Я солгал ему, что вчерне уже написал пьесу, но, перед тем как начисто переписать ее, хочу, если он согласится меня послушать, рассказать ему содержание.
Он внимательно посмотрел на меня и быстро спросил (он вообще не любил долгих предисловий):
- Сколько нужно времени для того, чтобы закончить пьесу?

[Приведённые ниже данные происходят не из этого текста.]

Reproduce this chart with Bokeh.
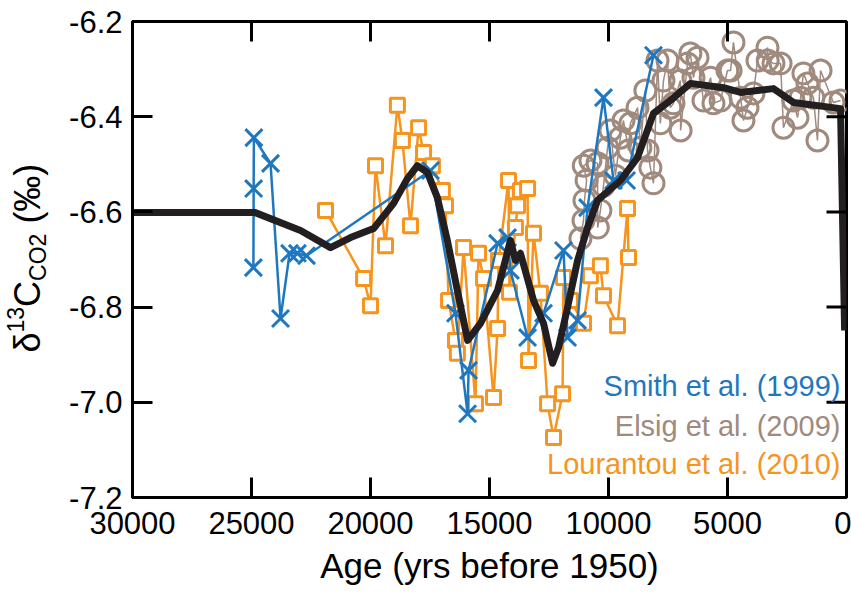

Я сказал: две недели. И, уже сказав, испугался, что вот сейчас он вполне резонно ответит мне: "Ну вот и прекрасно, через две недели и приходите, не с рассказом о пьесе, а с самой пьесой". Но он, выдержав очень короткую паузу, сказал совсем другое:
- Ну что ж, хорошо, рассказывайте.
Я ошибся, подумав, что ему было лень слушать рассказ о пьесе, которую он вскоре мог прочесть своими глазами. Ему вообще никогда и ничего не было лень, если дело шло об интересах его театра. В этом я впоследствии много раз убеждался.
Очевидно, я его чем‑то заинтересовал как возможный будущий автор, а через сколько времени будет закончена пьеса - он спросил, просто чтобы составить себе представление о том, насколько она готова уже сейчас.
- Раз через две недели, значит, почти готова, есть смысл послушать!
Я рассказал ему пьесу. Это заняло больше часа времени. Два- три раза в кабинет заглядывали люди, но Берсенев только поворачивал голову, делал короткое решительное движение пальцем, чтобы не мешали, и продолжал слушать.
Когда я кончил рассказывать, Берсенев закурил погасшую сигару, поглядел куда‑то мимо меня в потолок, соображая что‑то свое, имевшее отношение к планам театра, и коротко сказал: пьеса его интересует; если я действительно закончу ее через две недели и она понравится в театре, то ее можно будет поставить еще в этом сезоне, к июню.
Размышления столь практического свойства были неожиданны и от этого тем более радостны для меня.